MetaDrive Macro Environment¶

MetaDrive Macro Environment is a control option based RL environment on MetaDrive. It is similar with highway-env, in which the ego vehicle aims to keep a high velocity on a multi-lane highway with some slower vehicles. The env use a top-down view as input and outputs a discrete macro action. The macro action takes effect in a following time period in simulator, and the vehicle is drived by a IDM policy that can achieve the target macro action.

Environments¶

The environment is established following the standard gym.Env form. Detail information is listed below.

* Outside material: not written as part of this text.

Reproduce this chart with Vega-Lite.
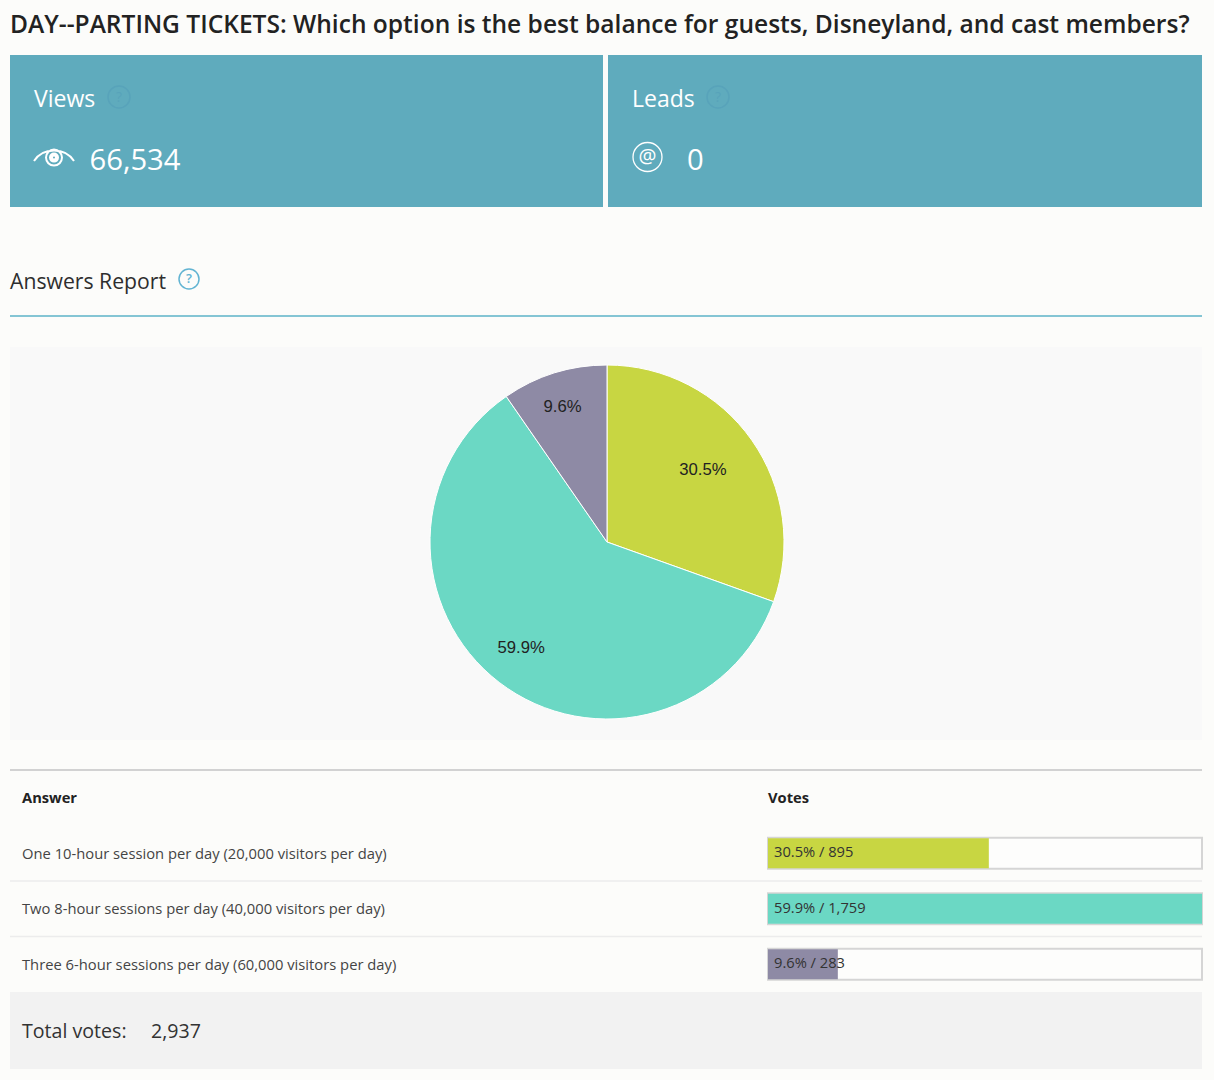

The state of macro env is Top-down Sematic Maps containing 5 channels:

Road and navigation
Ego now and previous position
Neighbor at step t
Neighbor at t-1
Neighbor at t-2

All map elements are in the same relative coordinate system.

Reward:

driving reward: driving distance along the lane.
speed reward: the faster, the larger
termination reward: containing success and failure case

Action:

Speed up
Slow down
Change lane left
Change lane right
Hold speed

Each action costs 30 system timestep, and is converted to control signals through a PID controller.

Training & Test¶

All the entry can be found in demo/metadrive

DI-drive provide two RL policy training entries: DQN and Discrete PPO. Run the following scripts to start training DQN demos.

cd demo/metadrive
python macro_env_dqn_train.py

You may need to modify the collector and evaluator nums according to your resources.

metadrive_macro_config = dict(
    env=dict(
        collector_env_num=14,
        ...
    ),
    ...
)

After training, you can visualize the performance by running the following script:

python macro_env_dqn_eval.py

You may need to change the checkpoint path in config. Here we provide a pre-trained DQN weights as example.

iteration_40000.pth.tar